The study was approved by the institutional ethics committee, and written informed consent was obtained from all participants. Forty-three controls (24 women, 19 men; age, 48.7 ± 17.5 years) and 59 patients with peripheral neuropathy (28 women, 31 men; age, 52.7 ± 12.4 years) were examined by a standard protocol including a T1-weighted dynamic contrast-enhanced sequence (time of repetition/time of echo, 4.91/1.64; 10 slices; resolution 0.8 × 0.6 × 3.0 mm3). Time - signal intensity analysis was performed by normalizing to pre–bolus arrival and calculating the mean contrast uptake (MCU) for each patient. Further analyses were performed by customized software to calculate Ktrans and NBV. Statistical analysis included 2-sided Student’s t tests of controls versus patients, receiver operating characteristic analysis, and subgroup analysis of patients according to etiologies of neuropathy.
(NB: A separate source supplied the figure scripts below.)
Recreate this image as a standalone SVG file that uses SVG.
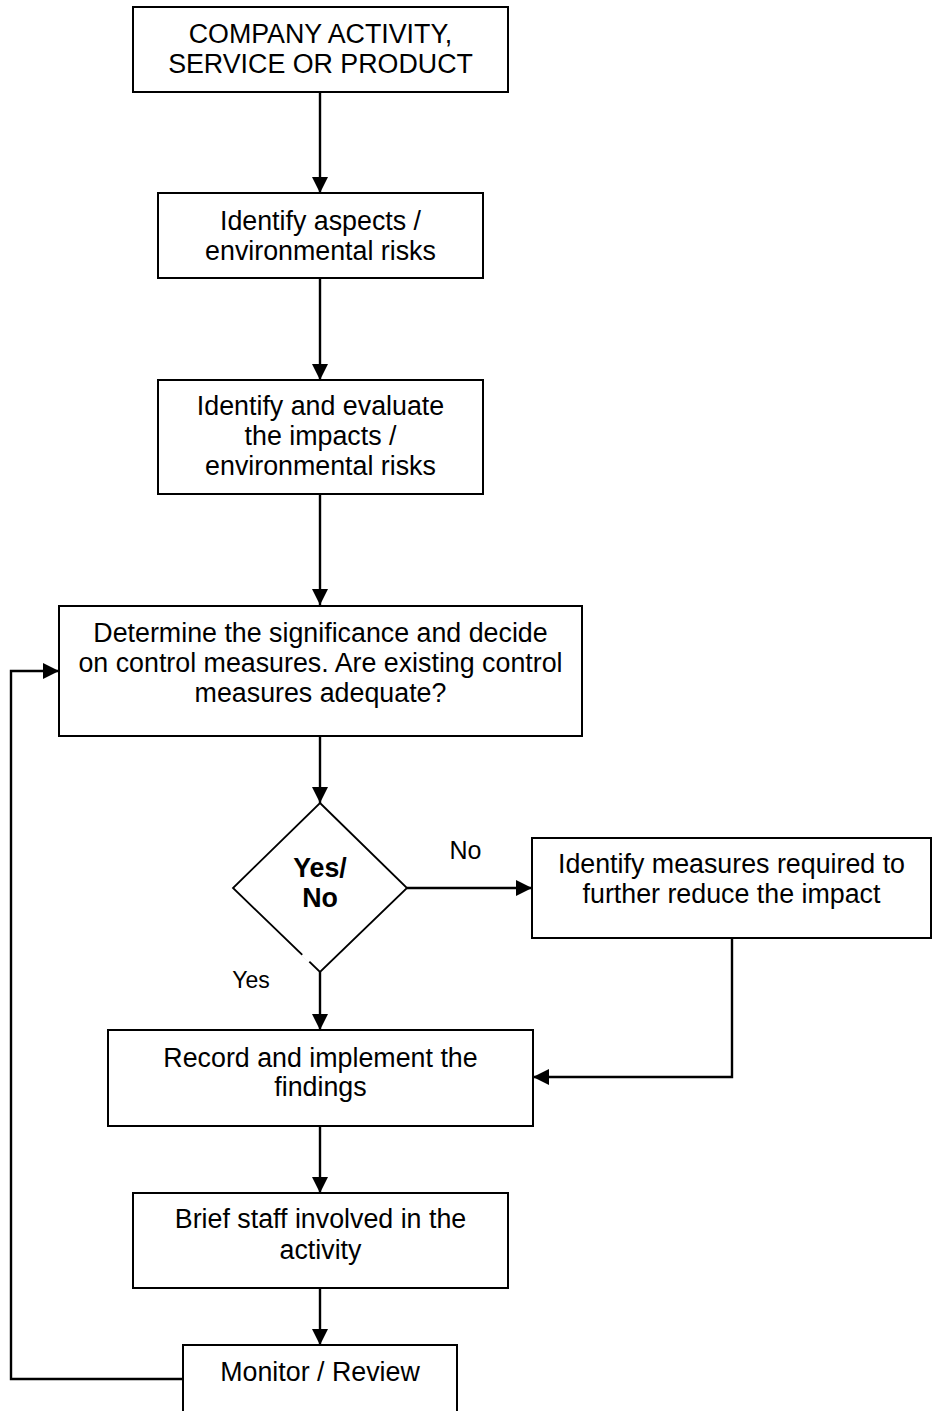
<svg xmlns="http://www.w3.org/2000/svg" width="936" height="1411" viewBox="0 0 936 1411">
<style>
.box{fill:#fff;stroke:#000;stroke-width:2}
.t{font-family:"Liberation Sans",Arial,sans-serif;font-size:26.8px;fill:#000;text-anchor:middle}
.b{font-weight:bold}
.lbl{font-family:"Liberation Sans",Arial,sans-serif;fill:#000;text-anchor:middle}
.c{fill:none;stroke:#000;stroke-width:2.4}
</style>
<defs>
<marker id="ah" markerUnits="userSpaceOnUse" markerWidth="17" markerHeight="17" viewBox="0 0 17 17" refX="16" refY="8.5" orient="auto">
<path d="M0,0.5 L16,8.5 L0,16.5 Z" fill="#000"/>
</marker>
</defs>
<rect width="936" height="1411" fill="#fff"/>
<g id="connectors">
<path class="c" d="M320,92 V193" marker-end="url(#ah)"/>
<path class="c" d="M320,278 V380" marker-end="url(#ah)"/>
<path class="c" d="M320,494 V605" marker-end="url(#ah)"/>
<path class="c" d="M320,736 V803" marker-end="url(#ah)"/>
<path class="c" d="M407,888 H532" marker-end="url(#ah)"/>
<path class="c" d="M320,972 V1030" marker-end="url(#ah)"/>
<path class="c" d="M732,938 V1077 H533" marker-end="url(#ah)"/>
<path class="c" d="M320,1126 V1193" marker-end="url(#ah)"/>
<path class="c" d="M320,1288 V1345" marker-end="url(#ah)"/>
<path class="c" d="M183,1379 H11 V671 H59" marker-end="url(#ah)"/>
</g>
<g id="n1"><rect class="box" x="133" y="7" width="375" height="85"/>
<text class="t" x="320.5" y="43">COMPANY ACTIVITY,</text>
<text class="t" x="320.5" y="73">SERVICE OR PRODUCT</text></g>
<g id="n2"><rect class="box" x="158" y="193" width="325" height="85"/>
<text class="t" x="320.5" y="230">Identify aspects /</text>
<text class="t" x="320.5" y="260">environmental risks</text></g>
<g id="n3"><rect class="box" x="158" y="380" width="325" height="114"/>
<text class="t" x="320.5" y="415">Identify and evaluate</text>
<text class="t" x="320.5" y="445">the impacts /</text>
<text class="t" x="320.5" y="475">environmental risks</text></g>
<g id="n4"><rect class="box" x="59" y="606" width="523" height="130"/>
<text class="t" x="320.5" y="642">Determine the significance and decide</text>
<text class="t" x="320.5" y="672">on control measures. Are existing control</text>
<text class="t" x="320.5" y="702">measures adequate?</text></g>
<g id="n5"><path d="M320,803 L407,888 L320,972 L233,888 Z" fill="#fff" stroke="#000" stroke-width="1.8"/>
<line x1="302.5" y1="954.5" x2="309.5" y2="961.5" stroke="#fff" stroke-width="3.5"/>
<text class="t b" x="320" y="877">Yes/</text>
<text class="t b" x="320" y="907">No</text></g>
<g id="n6"><rect class="box" x="532" y="838" width="399" height="100"/>
<text class="t" x="731.5" y="873">Identify measures required to</text>
<text class="t" x="731.5" y="903">further reduce the impact</text></g>
<g id="n7"><rect class="box" x="108" y="1030" width="425" height="96"/>
<text class="t" x="320.5" y="1067">Record and implement the</text>
<text class="t" x="320.5" y="1096">findings</text></g>
<g id="n8"><rect class="box" x="133" y="1193" width="375" height="95"/>
<text class="t" x="320.5" y="1228">Brief staff involved in the</text>
<text class="t" x="320.5" y="1259">activity</text></g>
<g id="n9"><rect class="box" x="183" y="1345" width="274" height="80"/>
<text class="t" x="320" y="1381">Monitor / Review</text></g>
<g id="labels">
<text class="lbl" x="465.5" y="859" font-size="25">No</text>
<text class="lbl" x="251" y="988" font-size="23">Yes</text>
</g>
</svg>
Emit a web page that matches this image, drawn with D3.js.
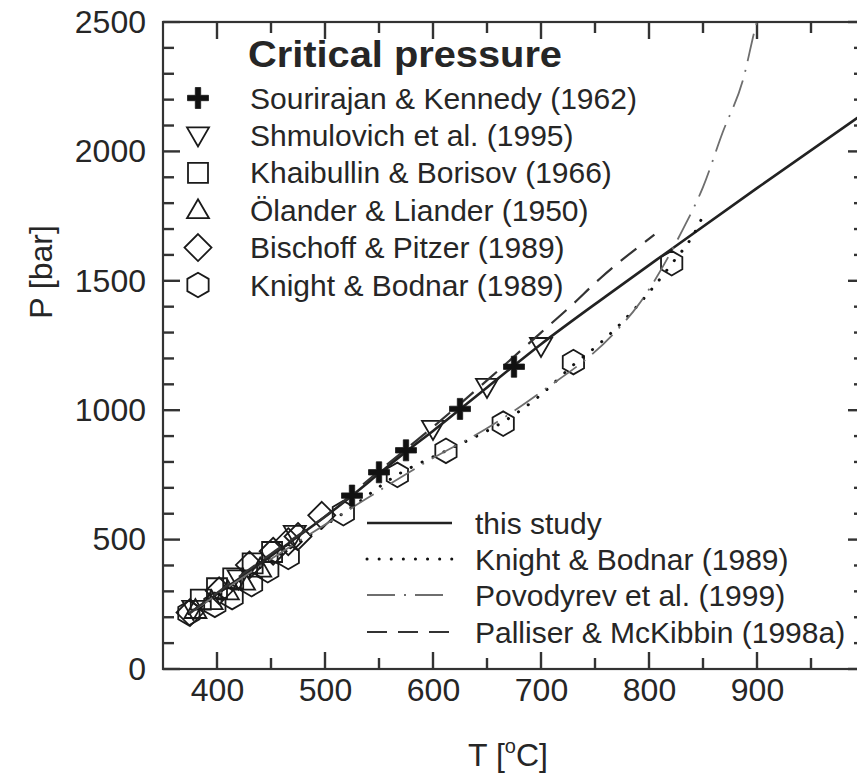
<!DOCTYPE html>
<html>
<head>
<meta charset="utf-8">
<script src="https://cdn.jsdelivr.net/npm/d3@7"></script>
<style>
  html, body { margin: 0; padding: 0; background: #fff; }
  svg { display: block; font-family: "Liberation Sans", Arial, Helvetica, sans-serif; }
</style>
</head>
<body>
<svg id="chart" width="857" height="780"></svg>
<script>
// ---- Critical pressure of H2O–NaCl: experimental data and model curves ----

// Axis ticks
const xTickLabels = [400, 500, 600, 700, 800, 900];
const xMinorTicks = [450, 550, 650, 750, 850, 950];
const yTickLabels = [0, 500, 1000, 1500, 2000, 2500];
const yMinorTicks = [100, 200, 300, 400, 600, 700, 800, 900, 1100, 1200, 1300, 1400,
                     1600, 1700, 1800, 1900, 2100, 2200, 2300, 2400];

// Experimental critical points, T [°C] and P [bar]
const sourirajanT = [525, 550, 575, 625, 675];
const sourirajanP = [670, 760, 845, 1005, 1168];

const shmulovichT = [378, 420, 472, 600, 650, 700];
const shmulovichP = [232, 350, 522, 928, 1090, 1248];

const khaibullinT = [385, 400, 415, 433, 451];
const khaibullinP = [268, 312, 350, 408, 452];

const olanderT = [380, 395, 410, 425, 440];
const olanderP = [228, 262, 300, 338, 388];

const bischoffT = [375, 402, 430, 452, 466, 475, 497];
const bischoffP = [218, 302, 402, 455, 492, 512, 594];

const knightT = [374, 398, 414, 432, 447, 466, 517, 567, 612, 665, 730, 821];
const knightP = [216, 248, 278, 328, 382, 433, 602, 750, 843, 948, 1186, 1568];

// Model curves
const thisStudyT = [374, 400, 425, 450, 475, 500, 525, 550, 575, 600, 650, 700, 760, 820, 900, 1000];
const thisStudyP = [214, 290, 362, 437, 512, 588, 670, 755, 840, 920, 1088, 1255, 1440, 1620, 1858, 2150];

const knightCurveT = [374, 400, 450, 517, 567, 612, 650, 665, 700, 730, 755, 800, 820, 844, 852];
const knightCurveP = [214, 282, 420, 602, 750, 843, 920, 955, 1060, 1175, 1260, 1455, 1560, 1700, 1770];

const povodyrevT = [374, 450, 520, 600, 650, 700, 766, 790, 831, 850, 868, 887, 900, 905];
const povodyrevP = [214, 425, 610, 815, 930, 1070, 1290, 1406, 1696, 1862, 2071, 2276, 2500, 2560];

const palliserT = [374, 450, 500, 550, 600, 650, 700, 727, 755, 805];
const palliserP = [214, 445, 590, 765, 935, 1115, 1300, 1400, 1510, 1678];

// Legend entries
const markerNames = ["Sourirajan & Kennedy (1962)", "Shmulovich et al. (1995)",
  "Khaibullin & Borisov (1966)", "Ölander & Liander (1950)",
  "Bischoff & Pitzer (1989)", "Knight & Bodnar (1989)"];
const curveNames = ["this study", "Knight & Bodnar (1989)",
  "Povodyrev et al. (1999)", "Palliser & McKibbin (1998a)"];

// ---------------------------------------------------------------------------
const svg = d3.select("#chart");
const plotLeft = 163, plotRight = 865, plotTop = 22, plotBottom = 669;
const x = d3.scaleLinear().domain([350, 1000]).range([plotLeft, plotRight]);
const y = d3.scaleLinear().domain([0, 2500]).range([plotBottom, plotTop]);
const ink = "#262626";
const axisInk = "#333333";

svg.append("defs").append("clipPath").attr("id", "plotClip")
  .append("rect").attr("x", plotLeft).attr("y", plotTop)
  .attr("width", plotRight - plotLeft).attr("height", plotBottom - plotTop);

// Frame
svg.append("rect").attr("x", plotLeft).attr("y", plotTop)
  .attr("width", plotRight - plotLeft).attr("height", plotBottom - plotTop)
  .attr("fill", "none").attr("stroke", axisInk).attr("stroke-width", 2.2);

// Tick labels from d3 axes
function labelAxis(g) {
  g.select(".domain").remove();
  g.selectAll(".tick line").remove();
  g.selectAll(".tick text").attr("fill", ink).style("font-size", "32px")
    .style("font-family", "'Liberation Sans', Arial, sans-serif");
}
svg.append("g").attr("transform", `translate(0,${plotBottom})`)
  .call(d3.axisBottom(x).tickValues(xTickLabels).tickSize(0).tickPadding(9).tickFormat(d3.format("d")))
  .call(labelAxis);
svg.append("g").attr("transform", `translate(${plotLeft},0)`)
  .call(d3.axisLeft(y).tickValues(yTickLabels).tickSize(0).tickPadding(17).tickFormat(d3.format("d")))
  .call(labelAxis);

// Inward tick marks on all four sides, drawn as thin filled bars from the scales
const majLen = 17, minLen = 11, tickW = 2.4;
const xTicks = xTickLabels.map(v => [v, majLen]).concat(xMinorTicks.map(v => [v, minLen]));
const yTicks = yTickLabels.map(v => [v, majLen]).concat(yMinorTicks.map(v => [v, minLen]));
const tickG = svg.append("g").attr("fill", axisInk);
tickG.selectAll("rect.xb").data(xTicks).join("rect").attr("class", "xb")
  .attr("x", d => x(d[0]) - tickW / 2).attr("y", d => plotBottom - d[1])
  .attr("width", tickW).attr("height", d => d[1]);
tickG.selectAll("rect.xt").data(xTicks).join("rect").attr("class", "xt")
  .attr("x", d => x(d[0]) - tickW / 2).attr("y", plotTop)
  .attr("width", tickW).attr("height", d => d[1]);
tickG.selectAll("rect.yl").data(yTicks).join("rect").attr("class", "yl")
  .attr("x", plotLeft).attr("y", d => y(d[0]) - tickW / 2)
  .attr("width", d => d[1]).attr("height", tickW);
tickG.selectAll("rect.yr").data(yTicks).join("rect").attr("class", "yr")
  .attr("x", d => plotRight - d[1]).attr("y", d => y(d[0]) - tickW / 2)
  .attr("width", d => d[1]).attr("height", tickW);

// Axis titles
svg.append("text").attr("transform", `translate(52,272) rotate(-90)`)
  .attr("text-anchor", "middle").attr("fill", ink).style("font-size", "32px")
  .text("P [bar]");
const xt = svg.append("text").attr("x", 508).attr("y", 766)
  .attr("text-anchor", "middle").attr("fill", ink).style("font-size", "32px");
xt.append("tspan").text("T [");
xt.append("tspan").attr("dy", -13).style("font-size", "20px").text("o");
xt.append("tspan").attr("dy", 13).text("C]");

// Curve styles
const curveStyles = [
  { stroke: "#222", width: 2.6, dash: null, cap: "butt" },
  { stroke: "#111", width: 3, dash: "0.1,12", cap: "round" },
  { stroke: "#6e6e6e", width: 1.8, dash: "28,9,2,9", cap: "butt" },
  { stroke: "#333", width: 2.2, dash: "20,11", cap: "butt" }
];
const curves = [
  [thisStudyT, thisStudyP], [knightCurveT, knightCurveP],
  [povodyrevT, povodyrevP], [palliserT, palliserP]
];
const line = d3.line().curve(d3.curveMonotoneX)
  .x(d => x(d[0])).y(d => y(d[1]));
const plot = svg.append("g").attr("clip-path", "url(#plotClip)");

// Marker shapes
const shapes = {
  plus: "M-2.7,-10.5h5.4v7.8h7.8v5.4h-7.8v7.8h-5.4v-7.8h-7.8v-5.4h7.8z",
  triDown: "M-11,-8L11,-8L0,11Z",
  square: "M-10,-10h20v20h-20Z",
  triUp: "M-11,8L11,8L0,-11Z",
  diamond: "M0,-13.5L13.5,0L0,13.5L-13.5,0Z",
  hexagon: (() => {
    const r = 12.3;
    return "M" + d3.range(6).map(i => {
      const a = Math.PI / 3 * i - Math.PI / 2;
      return [r * Math.cos(a), r * Math.sin(a)].map(v => v.toFixed(2)).join(",");
    }).join("L") + "Z";
  })()
};
const markerSeries = [
  { T: sourirajanT, P: sourirajanP, shape: "plus", filled: true },
  { T: shmulovichT, P: shmulovichP, shape: "triDown" },
  { T: khaibullinT, P: khaibullinP, shape: "square" },
  { T: olanderT, P: olanderP, shape: "triUp" },
  { T: bischoffT, P: bischoffP, shape: "diamond" },
  { T: knightT, P: knightP, shape: "hexagon" }
];

function drawMarker(g, s, cx, cy) {
  g.append("path").attr("d", shapes[s.shape])
    .attr("transform", `translate(${cx},${cy})`)
    .attr("fill", s.filled ? "#111" : "none")
    .attr("stroke", "#1a1a1a").attr("stroke-width", s.filled ? 0.8 : 1.8)
    .attr("stroke-linejoin", "miter");
}

// Open markers first, then curves, then the filled crosses on top
markerSeries.slice(1).forEach(s => {
  s.T.forEach((t, i) => drawMarker(plot, s, x(t), y(s.P[i])));
});
curves.forEach((c, i) => {
  const st = curveStyles[i];
  plot.append("path")
    .datum(c[0].map((t, j) => [t, c[1][j]]))
    .attr("d", line).attr("fill", "none")
    .attr("stroke", st.stroke).attr("stroke-width", st.width)
    .attr("stroke-dasharray", st.dash).attr("stroke-linecap", st.cap);
});
sourirajanT.forEach((t, i) => drawMarker(plot, markerSeries[0], x(t), y(sourirajanP[i])));

// Marker legend
svg.append("text").attr("x", 248).attr("y", 67).attr("fill", ink)
  .style("font-size", "36px").style("font-weight", "bold")
  .attr("textLength", 314).attr("lengthAdjust", "spacingAndGlyphs")
  .text("Critical pressure");
markerNames.forEach((name, i) => {
  const cy = 98 + i * 37.4;
  drawMarker(svg, markerSeries[i], 198, cy);
  svg.append("text").attr("x", 250).attr("y", cy + 10.5).attr("fill", ink)
    .style("font-size", "30px").text(name);
});

// Curve legend
const curveRows = [523, 559, 595, 632];
curveNames.forEach((name, i) => {
  const st = curveStyles[i];
  svg.append("line").attr("x1", 367).attr("x2", 452)
    .attr("y1", curveRows[i]).attr("y2", curveRows[i])
    .attr("stroke", st.stroke).attr("stroke-width", st.width)
    .attr("stroke-dasharray", st.dash).attr("stroke-linecap", st.cap);
  svg.append("text").attr("x", 475).attr("y", curveRows[i] + 10.5).attr("fill", ink)
    .style("font-size", "30px").text(name);
});
</script>
</body>
</html>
Time–signal intensity analysis showed significantly increased contrast uptake in patients as compared with controls (MCU, 1.29 ± 0.15 vs 1.18 ± 0.08; P < 0.001). This was caused mainly by an increase in Ktrans (0.046 ± 0.025 vs 0.026 ± 0.016 min−1; P < 0.001) and less by an increase in NBV (3.9 ± 2.6 vs 3.0 ± 1.9 mL/100 mL; P = 0.12). This trend was true for all etiologies except entrapment neuropathies. Excluding these, receiver operating characteristic analysis found an area under the curve of 0.78 (95% confidence interval, 0.69–0.89) for MCU and 0.77 (95% confidence interval, 0.65–0.90) for Ktrans to discriminate neuropathy from control.
Dynamic contrast-enhanced perfusion is a feasible technique to assess Ktrans and NBV in peripheral nerves and may be used in future investigations on peripheral neuropathies.